Transcribe the whole listing below without changing a word, but leave out every image.

● **SUPPLIED DATA**:
▽

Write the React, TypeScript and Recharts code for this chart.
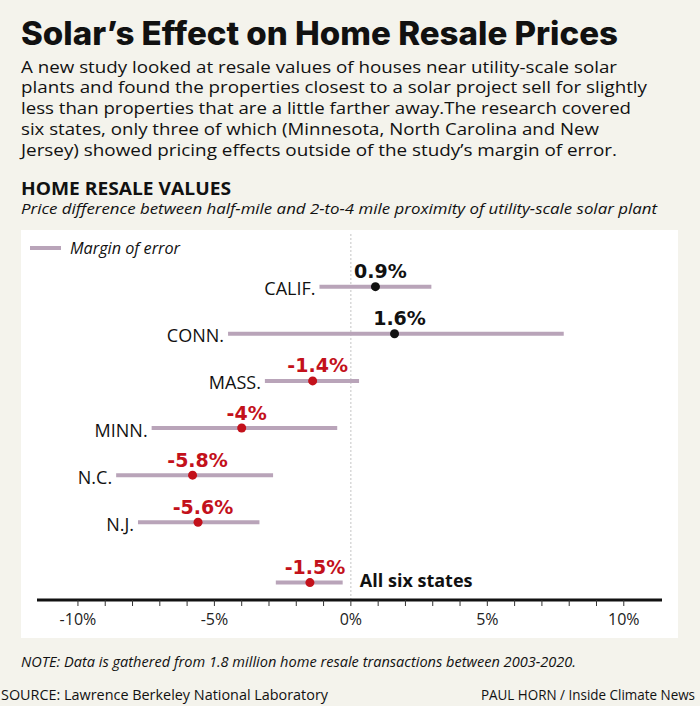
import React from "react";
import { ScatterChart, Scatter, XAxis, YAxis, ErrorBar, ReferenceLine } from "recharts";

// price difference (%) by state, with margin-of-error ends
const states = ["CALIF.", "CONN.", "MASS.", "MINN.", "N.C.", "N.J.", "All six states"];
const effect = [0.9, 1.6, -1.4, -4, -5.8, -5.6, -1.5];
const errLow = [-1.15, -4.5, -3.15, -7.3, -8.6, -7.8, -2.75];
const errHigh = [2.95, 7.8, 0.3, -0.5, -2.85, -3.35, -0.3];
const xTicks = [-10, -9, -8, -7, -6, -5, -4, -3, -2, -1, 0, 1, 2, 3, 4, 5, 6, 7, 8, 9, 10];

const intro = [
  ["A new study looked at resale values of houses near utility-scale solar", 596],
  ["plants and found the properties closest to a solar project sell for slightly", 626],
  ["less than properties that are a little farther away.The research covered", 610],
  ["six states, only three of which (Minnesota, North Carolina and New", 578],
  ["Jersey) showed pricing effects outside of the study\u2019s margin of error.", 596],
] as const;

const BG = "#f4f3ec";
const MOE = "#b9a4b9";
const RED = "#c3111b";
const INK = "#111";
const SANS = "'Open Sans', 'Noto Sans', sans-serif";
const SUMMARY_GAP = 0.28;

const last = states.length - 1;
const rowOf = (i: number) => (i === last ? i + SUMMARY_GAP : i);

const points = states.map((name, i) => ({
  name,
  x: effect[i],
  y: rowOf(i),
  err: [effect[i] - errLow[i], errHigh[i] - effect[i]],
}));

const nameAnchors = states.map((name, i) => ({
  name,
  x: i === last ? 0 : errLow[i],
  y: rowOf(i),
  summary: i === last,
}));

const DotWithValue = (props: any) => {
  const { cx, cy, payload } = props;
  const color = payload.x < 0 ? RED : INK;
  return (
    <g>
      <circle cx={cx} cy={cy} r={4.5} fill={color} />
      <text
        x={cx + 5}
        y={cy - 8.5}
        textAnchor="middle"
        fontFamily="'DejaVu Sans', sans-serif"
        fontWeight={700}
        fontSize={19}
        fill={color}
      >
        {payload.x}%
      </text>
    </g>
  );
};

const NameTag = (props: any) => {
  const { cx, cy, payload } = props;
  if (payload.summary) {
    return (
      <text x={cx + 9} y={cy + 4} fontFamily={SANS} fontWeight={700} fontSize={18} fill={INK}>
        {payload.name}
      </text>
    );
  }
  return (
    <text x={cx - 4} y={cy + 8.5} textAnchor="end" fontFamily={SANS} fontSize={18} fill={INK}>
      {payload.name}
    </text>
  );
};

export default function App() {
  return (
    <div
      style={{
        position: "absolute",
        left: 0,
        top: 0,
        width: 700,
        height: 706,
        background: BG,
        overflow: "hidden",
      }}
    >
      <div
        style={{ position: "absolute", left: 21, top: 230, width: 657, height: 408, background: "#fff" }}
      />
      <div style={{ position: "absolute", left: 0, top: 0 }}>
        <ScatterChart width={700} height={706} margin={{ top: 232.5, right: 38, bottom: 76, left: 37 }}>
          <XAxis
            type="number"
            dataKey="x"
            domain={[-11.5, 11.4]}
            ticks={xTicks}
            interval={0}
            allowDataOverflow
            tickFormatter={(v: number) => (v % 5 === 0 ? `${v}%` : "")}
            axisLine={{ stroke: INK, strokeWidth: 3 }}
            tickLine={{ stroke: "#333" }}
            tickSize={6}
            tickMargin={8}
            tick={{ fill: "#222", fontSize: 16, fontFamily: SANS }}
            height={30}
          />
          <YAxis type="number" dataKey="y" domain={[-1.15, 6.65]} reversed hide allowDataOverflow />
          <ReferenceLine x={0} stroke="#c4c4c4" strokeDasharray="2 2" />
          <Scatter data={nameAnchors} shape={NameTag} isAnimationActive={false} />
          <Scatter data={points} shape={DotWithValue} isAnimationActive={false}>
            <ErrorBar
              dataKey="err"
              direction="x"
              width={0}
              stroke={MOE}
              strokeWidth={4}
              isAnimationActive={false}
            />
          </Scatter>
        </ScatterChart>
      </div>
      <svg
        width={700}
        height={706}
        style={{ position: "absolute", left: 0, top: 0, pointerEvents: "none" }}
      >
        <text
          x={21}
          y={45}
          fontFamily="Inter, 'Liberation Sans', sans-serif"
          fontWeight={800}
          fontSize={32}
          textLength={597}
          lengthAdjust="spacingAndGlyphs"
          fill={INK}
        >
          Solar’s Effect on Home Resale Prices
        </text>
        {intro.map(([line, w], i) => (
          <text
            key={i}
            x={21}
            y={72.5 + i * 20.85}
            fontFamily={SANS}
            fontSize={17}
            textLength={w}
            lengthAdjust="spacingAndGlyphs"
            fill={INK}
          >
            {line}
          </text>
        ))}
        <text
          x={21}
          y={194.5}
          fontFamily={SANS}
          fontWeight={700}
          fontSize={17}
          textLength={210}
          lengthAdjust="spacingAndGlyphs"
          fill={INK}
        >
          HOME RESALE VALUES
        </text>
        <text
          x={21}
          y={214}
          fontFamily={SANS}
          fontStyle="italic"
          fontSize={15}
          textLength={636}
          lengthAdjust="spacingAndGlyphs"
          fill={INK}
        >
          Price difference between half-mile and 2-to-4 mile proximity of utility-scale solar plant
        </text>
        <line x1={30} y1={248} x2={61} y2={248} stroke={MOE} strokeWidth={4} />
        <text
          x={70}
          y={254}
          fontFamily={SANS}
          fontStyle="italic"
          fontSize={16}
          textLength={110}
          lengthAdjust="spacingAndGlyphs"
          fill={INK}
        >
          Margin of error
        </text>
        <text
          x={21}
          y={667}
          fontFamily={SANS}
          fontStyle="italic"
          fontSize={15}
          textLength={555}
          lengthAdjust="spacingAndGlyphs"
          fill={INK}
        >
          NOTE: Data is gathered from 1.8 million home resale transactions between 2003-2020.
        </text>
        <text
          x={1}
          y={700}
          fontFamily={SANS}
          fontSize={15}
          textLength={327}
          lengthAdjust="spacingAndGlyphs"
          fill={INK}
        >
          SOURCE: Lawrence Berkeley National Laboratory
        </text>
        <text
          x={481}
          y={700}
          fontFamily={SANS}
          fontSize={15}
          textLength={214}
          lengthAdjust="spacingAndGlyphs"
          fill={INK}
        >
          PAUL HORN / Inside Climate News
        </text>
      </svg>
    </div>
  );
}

△

● **RIGHT ANSWER**:
Write the React, TypeScript and Recharts code for this chart.
import React from "react";
import { ScatterChart, Scatter, XAxis, YAxis, ErrorBar, ReferenceLine } from "recharts";

// price difference (%) by state, with margin-of-error ends
const states = ["CALIF.", "CONN.", "MASS.", "MINN.", "N.C.", "N.J.", "All six states"];
const effect = [0.9, 1.6, -1.4, -4, -5.8, -5.6, -1.5];
const errLow = [-1.15, -4.5, -3.15, -7.3, -8.6, -7.8, -2.75];
const errHigh = [2.95, 7.8, 0.3, -0.5, -2.85, -3.35, -0.3];
const xTicks = [-10, -9, -8, -7, -6, -5, -4, -3, -2, -1, 0, 1, 2, 3, 4, 5, 6, 7, 8, 9, 10];

const intro = [
  ["A new study looked at resale values of houses near utility-scale solar", 596],
  ["plants and found the properties closest to a solar project sell for slightly", 626],
  ["less than properties that are a little farther away.The research covered", 610],
  ["six states, only three of which (Minnesota, North Carolina and New", 578],
  ["Jersey) showed pricing effects outside of the study\u2019s margin of error.", 596],
] as const;

const BG = "#f4f3ec";
const MOE = "#b9a4b9";
const RED = "#c3111b";
const INK = "#111";
const SANS = "'Open Sans', 'Noto Sans', sans-serif";
const SUMMARY_GAP = 0.28;

const last = states.length - 1;
const rowOf = (i: number) => (i === last ? i + SUMMARY_GAP : i);

const points = states.map((name, i) => ({
  name,
  x: effect[i],
  y: rowOf(i),
  err: [effect[i] - errLow[i], errHigh[i] - effect[i]],
}));

const nameAnchors = states.map((name, i) => ({
  name,
  x: i === last ? 0 : errLow[i],
  y: rowOf(i),
  summary: i === last,
}));

const DotWithValue = (props: any) => {
  const { cx, cy, payload } = props;
  const color = payload.x < 0 ? RED : INK;
  return (
    <g>
      <circle cx={cx} cy={cy} r={4.5} fill={color} />
      <text
        x={cx + 5}
        y={cy - 8.5}
        textAnchor="middle"
        fontFamily="'DejaVu Sans', sans-serif"
        fontWeight={700}
        fontSize={19}
        fill={color}
      >
        {payload.x}%
      </text>
    </g>
  );
};

const NameTag = (props: any) => {
  const { cx, cy, payload } = props;
  if (payload.summary) {
    return (
      <text x={cx + 9} y={cy + 4} fontFamily={SANS} fontWeight={700} fontSize={18} fill={INK}>
        {payload.name}
      </text>
    );
  }
  return (
    <text x={cx - 4} y={cy + 8.5} textAnchor="end" fontFamily={SANS} fontSize={18} fill={INK}>
      {payload.name}
    </text>
  );
};

export default function App() {
  return (
    <div
      style={{
        position: "absolute",
        left: 0,
        top: 0,
        width: 700,
        height: 706,
        background: BG,
        overflow: "hidden",
      }}
    >
      <div
        style={{ position: "absolute", left: 21, top: 230, width: 657, height: 408, background: "#fff" }}
      />
      <div style={{ position: "absolute", left: 0, top: 0 }}>
        <ScatterChart width={700} height={706} margin={{ top: 232.5, right: 38, bottom: 76, left: 37 }}>
          <XAxis
            type="number"
            dataKey="x"
            domain={[-11.5, 11.4]}
            ticks={xTicks}
            interval={0}
            allowDataOverflow
            tickFormatter={(v: number) => (v % 5 === 0 ? `${v}%` : "")}
            axisLine={{ stroke: INK, strokeWidth: 3 }}
            tickLine={{ stroke: "#333" }}
            tickSize={6}
            tickMargin={8}
            tick={{ fill: "#222", fontSize: 16, fontFamily: SANS }}
            height={30}
          />
          <YAxis type="number" dataKey="y" domain={[-1.15, 6.65]} reversed hide allowDataOverflow />
          <ReferenceLine x={0} stroke="#c4c4c4" strokeDasharray="2 2" />
          <Scatter data={nameAnchors} shape={NameTag} isAnimationActive={false} />
          <Scatter data={points} shape={DotWithValue} isAnimationActive={false}>
            <ErrorBar
              dataKey="err"
              direction="x"
              width={0}
              stroke={MOE}
              strokeWidth={4}
              isAnimationActive={false}
            />
          </Scatter>
        </ScatterChart>
      </div>
      <svg
        width={700}
        height={706}
        style={{ position: "absolute", left: 0, top: 0, pointerEvents: "none" }}
      >
        <text
          x={21}
          y={45}
          fontFamily="Inter, 'Liberation Sans', sans-serif"
          fontWeight={800}
          fontSize={32}
          textLength={597}
          lengthAdjust="spacingAndGlyphs"
          fill={INK}
        >
          Solar’s Effect on Home Resale Prices
        </text>
        {intro.map(([line, w], i) => (
          <text
            key={i}
            x={21}
            y={72.5 + i * 20.85}
            fontFamily={SANS}
            fontSize={17}
            textLength={w}
            lengthAdjust="spacingAndGlyphs"
            fill={INK}
          >
            {line}
          </text>
        ))}
        <text
          x={21}
          y={194.5}
          fontFamily={SANS}
          fontWeight={700}
          fontSize={17}
          textLength={210}
          lengthAdjust="spacingAndGlyphs"
          fill={INK}
        >
          HOME RESALE VALUES
        </text>
        <text
          x={21}
          y={214}
          fontFamily={SANS}
          fontStyle="italic"
          fontSize={15}
          textLength={636}
          lengthAdjust="spacingAndGlyphs"
          fill={INK}
        >
          Price difference between half-mile and 2-to-4 mile proximity of utility-scale solar plant
        </text>
        <line x1={30} y1={248} x2={61} y2={248} stroke={MOE} strokeWidth={4} />
        <text
          x={70}
          y={254}
          fontFamily={SANS}
          fontStyle="italic"
          fontSize={16}
          textLength={110}
          lengthAdjust="spacingAndGlyphs"
          fill={INK}
        >
          Margin of error
        </text>
        <text
          x={21}
          y={667}
          fontFamily={SANS}
          fontStyle="italic"
          fontSize={15}
          textLength={555}
          lengthAdjust="spacingAndGlyphs"
          fill={INK}
        >
          NOTE: Data is gathered from 1.8 million home resale transactions between 2003-2020.
        </text>
        <text
          x={1}
          y={700}
          fontFamily={SANS}
          fontSize={15}
          textLength={327}
          lengthAdjust="spacingAndGlyphs"
          fill={INK}
        >
          SOURCE: Lawrence Berkeley National Laboratory
        </text>
        <text
          x={481}
          y={700}
          fontFamily={SANS}
          fontSize={15}
          textLength={214}
          lengthAdjust="spacingAndGlyphs"
          fill={INK}
        >
          PAUL HORN / Inside Climate News
        </text>
      </svg>
    </div>
  );
}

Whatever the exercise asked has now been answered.